§ Recorded data:
--- --- ---

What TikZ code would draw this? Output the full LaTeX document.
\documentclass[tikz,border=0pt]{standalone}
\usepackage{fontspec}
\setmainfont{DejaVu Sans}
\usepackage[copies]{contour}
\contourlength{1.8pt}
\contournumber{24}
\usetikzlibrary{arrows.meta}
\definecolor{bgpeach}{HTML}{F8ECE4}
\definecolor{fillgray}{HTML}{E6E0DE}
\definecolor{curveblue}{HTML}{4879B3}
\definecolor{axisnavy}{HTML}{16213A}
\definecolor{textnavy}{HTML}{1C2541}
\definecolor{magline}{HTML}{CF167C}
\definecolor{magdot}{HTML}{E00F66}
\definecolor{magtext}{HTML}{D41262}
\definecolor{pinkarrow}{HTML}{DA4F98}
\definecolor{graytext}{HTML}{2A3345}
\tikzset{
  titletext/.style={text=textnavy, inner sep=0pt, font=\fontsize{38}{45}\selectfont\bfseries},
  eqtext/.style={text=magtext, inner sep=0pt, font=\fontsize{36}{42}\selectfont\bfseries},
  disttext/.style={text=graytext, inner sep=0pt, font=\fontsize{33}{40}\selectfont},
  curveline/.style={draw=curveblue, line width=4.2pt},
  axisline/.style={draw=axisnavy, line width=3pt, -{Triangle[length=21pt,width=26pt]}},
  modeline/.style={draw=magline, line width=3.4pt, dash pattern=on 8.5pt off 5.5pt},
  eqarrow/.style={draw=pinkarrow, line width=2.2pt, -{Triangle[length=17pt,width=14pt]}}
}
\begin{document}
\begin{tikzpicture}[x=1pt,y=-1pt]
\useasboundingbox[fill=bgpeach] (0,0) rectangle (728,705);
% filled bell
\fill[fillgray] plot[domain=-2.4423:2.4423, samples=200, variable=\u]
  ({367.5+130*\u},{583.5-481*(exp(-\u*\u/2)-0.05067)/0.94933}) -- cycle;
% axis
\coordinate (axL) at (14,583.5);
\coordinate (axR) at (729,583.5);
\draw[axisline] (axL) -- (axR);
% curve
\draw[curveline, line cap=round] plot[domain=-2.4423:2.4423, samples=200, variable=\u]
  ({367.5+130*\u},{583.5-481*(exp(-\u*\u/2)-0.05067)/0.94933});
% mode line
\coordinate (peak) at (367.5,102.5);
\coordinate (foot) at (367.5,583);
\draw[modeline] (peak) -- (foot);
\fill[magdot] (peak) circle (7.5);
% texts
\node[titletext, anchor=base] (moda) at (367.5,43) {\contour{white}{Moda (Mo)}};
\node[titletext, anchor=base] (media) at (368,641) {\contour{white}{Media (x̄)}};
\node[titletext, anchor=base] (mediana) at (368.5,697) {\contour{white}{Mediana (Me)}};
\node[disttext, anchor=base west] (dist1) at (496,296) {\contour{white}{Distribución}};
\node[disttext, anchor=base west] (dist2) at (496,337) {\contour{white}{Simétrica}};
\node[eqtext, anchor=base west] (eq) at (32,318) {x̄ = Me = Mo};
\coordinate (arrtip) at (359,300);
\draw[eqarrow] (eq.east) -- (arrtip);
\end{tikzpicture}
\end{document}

--- --- ---

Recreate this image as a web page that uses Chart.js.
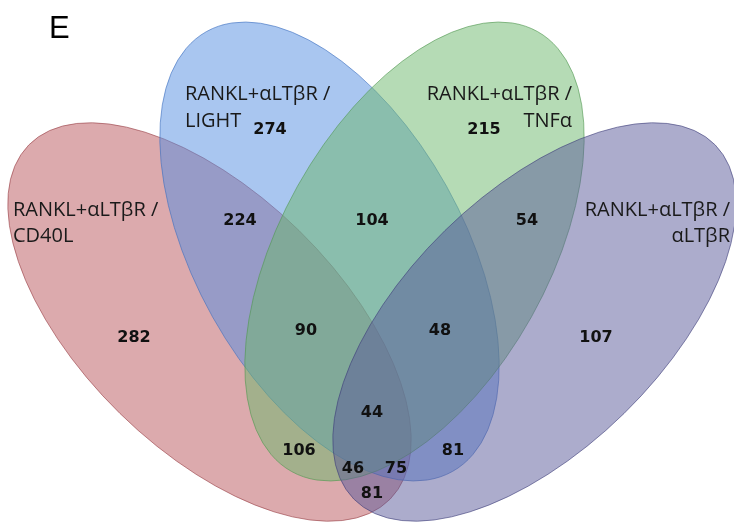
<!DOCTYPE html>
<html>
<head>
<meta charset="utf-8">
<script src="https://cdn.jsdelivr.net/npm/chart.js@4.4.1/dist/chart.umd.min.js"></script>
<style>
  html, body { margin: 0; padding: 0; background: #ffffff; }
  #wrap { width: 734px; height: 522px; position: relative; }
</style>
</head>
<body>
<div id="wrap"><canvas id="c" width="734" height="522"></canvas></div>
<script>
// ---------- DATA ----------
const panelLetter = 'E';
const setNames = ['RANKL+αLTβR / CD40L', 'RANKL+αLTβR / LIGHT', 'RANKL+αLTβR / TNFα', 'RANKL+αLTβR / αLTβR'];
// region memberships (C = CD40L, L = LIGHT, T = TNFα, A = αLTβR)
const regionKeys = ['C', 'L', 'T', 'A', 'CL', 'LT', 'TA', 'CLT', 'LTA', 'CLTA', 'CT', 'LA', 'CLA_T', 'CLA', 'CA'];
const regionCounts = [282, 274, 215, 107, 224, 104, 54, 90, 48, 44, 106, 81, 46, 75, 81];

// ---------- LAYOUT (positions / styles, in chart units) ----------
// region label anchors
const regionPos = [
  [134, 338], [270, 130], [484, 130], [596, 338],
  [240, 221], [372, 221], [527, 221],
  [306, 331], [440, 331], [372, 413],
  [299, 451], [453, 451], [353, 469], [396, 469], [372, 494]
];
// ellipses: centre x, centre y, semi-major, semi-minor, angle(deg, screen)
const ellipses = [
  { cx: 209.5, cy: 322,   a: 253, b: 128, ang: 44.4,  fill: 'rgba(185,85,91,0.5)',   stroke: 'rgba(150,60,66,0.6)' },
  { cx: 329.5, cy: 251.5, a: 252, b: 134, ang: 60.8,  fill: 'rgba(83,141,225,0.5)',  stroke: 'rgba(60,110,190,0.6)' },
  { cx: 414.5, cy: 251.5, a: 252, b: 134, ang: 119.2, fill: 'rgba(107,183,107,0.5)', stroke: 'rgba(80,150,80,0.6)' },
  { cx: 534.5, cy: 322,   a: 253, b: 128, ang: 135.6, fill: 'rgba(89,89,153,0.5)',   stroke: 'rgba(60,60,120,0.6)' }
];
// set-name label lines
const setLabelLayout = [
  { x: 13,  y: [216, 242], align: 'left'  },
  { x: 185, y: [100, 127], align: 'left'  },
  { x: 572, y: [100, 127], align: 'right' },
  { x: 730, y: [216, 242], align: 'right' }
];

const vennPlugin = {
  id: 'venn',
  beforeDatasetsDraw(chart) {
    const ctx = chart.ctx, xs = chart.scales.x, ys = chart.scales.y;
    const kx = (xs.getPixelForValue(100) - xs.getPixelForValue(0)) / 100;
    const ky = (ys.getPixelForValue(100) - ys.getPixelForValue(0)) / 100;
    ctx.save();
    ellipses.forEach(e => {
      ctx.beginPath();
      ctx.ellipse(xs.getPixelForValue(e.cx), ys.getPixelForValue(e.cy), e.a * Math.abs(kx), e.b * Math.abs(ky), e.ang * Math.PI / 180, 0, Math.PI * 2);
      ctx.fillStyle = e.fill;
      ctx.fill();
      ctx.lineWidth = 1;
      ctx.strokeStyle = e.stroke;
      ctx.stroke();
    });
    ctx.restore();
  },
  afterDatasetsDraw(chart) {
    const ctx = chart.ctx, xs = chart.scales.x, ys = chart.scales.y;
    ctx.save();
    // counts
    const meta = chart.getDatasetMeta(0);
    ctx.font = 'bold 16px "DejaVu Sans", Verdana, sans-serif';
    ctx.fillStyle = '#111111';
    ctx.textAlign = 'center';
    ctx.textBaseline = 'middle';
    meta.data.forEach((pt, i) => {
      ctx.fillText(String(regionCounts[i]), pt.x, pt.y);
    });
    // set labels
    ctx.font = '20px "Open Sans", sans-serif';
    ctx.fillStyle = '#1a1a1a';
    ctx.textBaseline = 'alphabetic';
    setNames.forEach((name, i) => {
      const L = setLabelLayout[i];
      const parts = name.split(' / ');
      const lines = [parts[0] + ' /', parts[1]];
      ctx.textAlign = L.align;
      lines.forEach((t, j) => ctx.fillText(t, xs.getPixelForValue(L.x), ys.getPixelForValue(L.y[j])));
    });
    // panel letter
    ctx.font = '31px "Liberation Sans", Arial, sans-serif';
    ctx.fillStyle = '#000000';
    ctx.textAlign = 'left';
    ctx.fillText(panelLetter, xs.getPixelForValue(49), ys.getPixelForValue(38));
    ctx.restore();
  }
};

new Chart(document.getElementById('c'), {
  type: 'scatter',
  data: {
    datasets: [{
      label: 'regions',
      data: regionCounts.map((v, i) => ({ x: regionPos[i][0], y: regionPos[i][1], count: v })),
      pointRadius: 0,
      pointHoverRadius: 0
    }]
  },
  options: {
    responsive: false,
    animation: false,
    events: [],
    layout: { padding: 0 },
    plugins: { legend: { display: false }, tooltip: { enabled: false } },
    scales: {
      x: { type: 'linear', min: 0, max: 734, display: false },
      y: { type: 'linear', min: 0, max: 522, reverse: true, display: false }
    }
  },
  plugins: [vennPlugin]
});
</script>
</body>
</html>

--- --- ---

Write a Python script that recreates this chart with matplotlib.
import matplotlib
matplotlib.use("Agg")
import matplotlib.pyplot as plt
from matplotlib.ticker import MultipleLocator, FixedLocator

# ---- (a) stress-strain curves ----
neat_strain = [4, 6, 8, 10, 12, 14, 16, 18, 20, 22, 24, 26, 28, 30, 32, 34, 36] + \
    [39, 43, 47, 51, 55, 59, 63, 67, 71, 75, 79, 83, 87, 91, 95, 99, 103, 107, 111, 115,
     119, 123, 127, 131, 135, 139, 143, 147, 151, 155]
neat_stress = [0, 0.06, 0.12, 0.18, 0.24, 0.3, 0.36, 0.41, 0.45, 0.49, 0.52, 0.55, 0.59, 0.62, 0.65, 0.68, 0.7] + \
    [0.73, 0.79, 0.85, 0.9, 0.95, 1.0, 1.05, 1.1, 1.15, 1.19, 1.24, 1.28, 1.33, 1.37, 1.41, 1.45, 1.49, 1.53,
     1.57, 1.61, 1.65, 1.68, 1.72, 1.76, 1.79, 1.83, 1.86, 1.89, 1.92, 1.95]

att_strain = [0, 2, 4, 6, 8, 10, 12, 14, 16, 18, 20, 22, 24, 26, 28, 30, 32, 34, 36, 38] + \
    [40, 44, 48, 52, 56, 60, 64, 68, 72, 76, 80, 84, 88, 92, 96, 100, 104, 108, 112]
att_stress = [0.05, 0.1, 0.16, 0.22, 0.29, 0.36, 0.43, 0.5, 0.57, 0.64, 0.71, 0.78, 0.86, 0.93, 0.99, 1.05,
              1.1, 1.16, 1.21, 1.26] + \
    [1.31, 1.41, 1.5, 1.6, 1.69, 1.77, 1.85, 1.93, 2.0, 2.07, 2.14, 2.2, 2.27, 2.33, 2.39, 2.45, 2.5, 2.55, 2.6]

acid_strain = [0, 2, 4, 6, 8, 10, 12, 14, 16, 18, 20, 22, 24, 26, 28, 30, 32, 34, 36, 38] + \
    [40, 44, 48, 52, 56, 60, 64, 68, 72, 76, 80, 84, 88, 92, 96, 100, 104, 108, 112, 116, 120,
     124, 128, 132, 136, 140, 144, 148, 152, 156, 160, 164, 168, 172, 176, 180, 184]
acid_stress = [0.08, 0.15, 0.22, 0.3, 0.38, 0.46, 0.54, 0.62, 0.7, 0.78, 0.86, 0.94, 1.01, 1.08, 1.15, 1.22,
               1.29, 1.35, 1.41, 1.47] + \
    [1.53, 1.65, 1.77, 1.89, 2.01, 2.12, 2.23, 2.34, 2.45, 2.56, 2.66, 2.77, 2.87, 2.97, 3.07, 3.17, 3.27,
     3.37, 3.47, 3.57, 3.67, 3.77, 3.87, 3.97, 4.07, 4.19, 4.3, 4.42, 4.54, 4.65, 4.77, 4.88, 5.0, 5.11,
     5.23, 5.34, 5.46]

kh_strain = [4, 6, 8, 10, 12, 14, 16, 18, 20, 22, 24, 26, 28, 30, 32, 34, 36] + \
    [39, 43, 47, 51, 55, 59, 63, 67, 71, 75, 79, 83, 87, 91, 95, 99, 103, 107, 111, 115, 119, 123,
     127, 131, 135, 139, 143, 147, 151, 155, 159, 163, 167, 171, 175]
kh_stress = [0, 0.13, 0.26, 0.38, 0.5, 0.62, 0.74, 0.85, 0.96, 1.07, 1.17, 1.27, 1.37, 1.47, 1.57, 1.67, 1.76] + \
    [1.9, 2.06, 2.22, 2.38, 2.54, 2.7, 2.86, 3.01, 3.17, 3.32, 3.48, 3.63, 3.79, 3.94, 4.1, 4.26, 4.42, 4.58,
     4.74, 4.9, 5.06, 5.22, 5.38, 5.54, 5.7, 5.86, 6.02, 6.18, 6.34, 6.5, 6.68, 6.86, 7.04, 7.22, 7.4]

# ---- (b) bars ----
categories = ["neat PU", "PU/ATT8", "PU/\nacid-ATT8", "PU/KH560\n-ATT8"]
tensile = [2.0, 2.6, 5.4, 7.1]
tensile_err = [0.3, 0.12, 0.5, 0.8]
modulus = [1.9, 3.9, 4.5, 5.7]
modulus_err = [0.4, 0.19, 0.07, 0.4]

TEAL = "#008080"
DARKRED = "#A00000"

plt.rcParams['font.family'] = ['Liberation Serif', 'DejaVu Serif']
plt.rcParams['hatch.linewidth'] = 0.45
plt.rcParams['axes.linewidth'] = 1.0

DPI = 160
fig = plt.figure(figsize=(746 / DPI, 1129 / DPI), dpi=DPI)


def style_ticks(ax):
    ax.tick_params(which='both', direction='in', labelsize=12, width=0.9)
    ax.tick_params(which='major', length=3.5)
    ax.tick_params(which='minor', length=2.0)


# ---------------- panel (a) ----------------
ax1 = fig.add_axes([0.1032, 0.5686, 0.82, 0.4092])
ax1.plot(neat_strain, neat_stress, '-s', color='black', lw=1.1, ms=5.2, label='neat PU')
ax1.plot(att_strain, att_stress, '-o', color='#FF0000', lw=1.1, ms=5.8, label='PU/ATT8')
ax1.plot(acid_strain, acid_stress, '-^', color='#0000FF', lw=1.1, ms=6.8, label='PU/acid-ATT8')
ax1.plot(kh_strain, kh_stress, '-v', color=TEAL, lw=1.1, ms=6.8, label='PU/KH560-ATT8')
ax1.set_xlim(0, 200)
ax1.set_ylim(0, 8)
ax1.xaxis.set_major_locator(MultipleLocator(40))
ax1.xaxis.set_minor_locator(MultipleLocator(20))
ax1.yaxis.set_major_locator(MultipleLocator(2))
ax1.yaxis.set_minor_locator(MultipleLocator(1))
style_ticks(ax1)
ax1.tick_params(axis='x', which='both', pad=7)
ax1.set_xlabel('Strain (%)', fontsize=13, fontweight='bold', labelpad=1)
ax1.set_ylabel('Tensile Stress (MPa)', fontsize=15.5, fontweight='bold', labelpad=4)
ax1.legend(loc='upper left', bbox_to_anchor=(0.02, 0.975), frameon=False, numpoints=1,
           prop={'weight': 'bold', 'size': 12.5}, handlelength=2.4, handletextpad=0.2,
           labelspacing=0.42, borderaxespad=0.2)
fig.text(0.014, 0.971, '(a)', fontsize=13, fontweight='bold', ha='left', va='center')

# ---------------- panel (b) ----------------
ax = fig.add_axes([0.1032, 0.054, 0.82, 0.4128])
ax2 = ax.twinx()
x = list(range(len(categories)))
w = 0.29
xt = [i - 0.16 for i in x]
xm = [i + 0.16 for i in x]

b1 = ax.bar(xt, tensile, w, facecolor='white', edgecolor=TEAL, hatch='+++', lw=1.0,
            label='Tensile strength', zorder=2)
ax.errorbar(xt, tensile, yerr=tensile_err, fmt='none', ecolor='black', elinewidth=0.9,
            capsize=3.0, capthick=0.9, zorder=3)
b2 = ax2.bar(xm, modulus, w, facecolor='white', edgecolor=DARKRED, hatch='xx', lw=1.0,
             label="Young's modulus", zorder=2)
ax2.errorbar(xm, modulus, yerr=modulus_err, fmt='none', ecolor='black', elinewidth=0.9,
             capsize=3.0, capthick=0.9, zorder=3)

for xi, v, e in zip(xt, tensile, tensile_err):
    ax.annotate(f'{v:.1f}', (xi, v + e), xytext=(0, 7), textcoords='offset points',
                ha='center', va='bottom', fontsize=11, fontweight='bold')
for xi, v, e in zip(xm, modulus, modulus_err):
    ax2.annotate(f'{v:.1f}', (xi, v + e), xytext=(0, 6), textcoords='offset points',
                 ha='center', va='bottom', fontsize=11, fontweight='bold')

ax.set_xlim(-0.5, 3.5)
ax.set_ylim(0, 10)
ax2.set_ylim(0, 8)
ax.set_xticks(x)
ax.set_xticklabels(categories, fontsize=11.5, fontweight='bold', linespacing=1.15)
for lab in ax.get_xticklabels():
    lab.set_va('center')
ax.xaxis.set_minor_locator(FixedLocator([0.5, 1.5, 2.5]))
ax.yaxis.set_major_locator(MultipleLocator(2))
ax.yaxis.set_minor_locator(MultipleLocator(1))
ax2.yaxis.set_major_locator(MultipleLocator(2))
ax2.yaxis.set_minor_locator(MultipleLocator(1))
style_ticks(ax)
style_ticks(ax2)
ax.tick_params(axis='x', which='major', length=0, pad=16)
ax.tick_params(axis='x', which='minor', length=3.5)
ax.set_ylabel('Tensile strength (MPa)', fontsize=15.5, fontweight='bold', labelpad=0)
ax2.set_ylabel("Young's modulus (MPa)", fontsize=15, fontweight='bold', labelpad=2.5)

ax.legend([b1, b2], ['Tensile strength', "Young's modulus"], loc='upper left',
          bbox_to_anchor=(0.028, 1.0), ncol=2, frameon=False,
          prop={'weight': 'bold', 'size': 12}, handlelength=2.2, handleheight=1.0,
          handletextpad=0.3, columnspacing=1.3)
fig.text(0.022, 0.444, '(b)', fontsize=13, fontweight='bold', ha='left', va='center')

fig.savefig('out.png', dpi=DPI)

--- --- ---

§ What you are asked to do:
From the records above, repeat exactly the lines from the one with "Write a Python" through the one with "from matplotlib.ticker import", both included.

§ Response:
Write a Python script that recreates this chart with matplotlib.
import matplotlib
matplotlib.use("Agg")
import matplotlib.pyplot as plt
from matplotlib.ticker import MultipleLocator, FixedLocator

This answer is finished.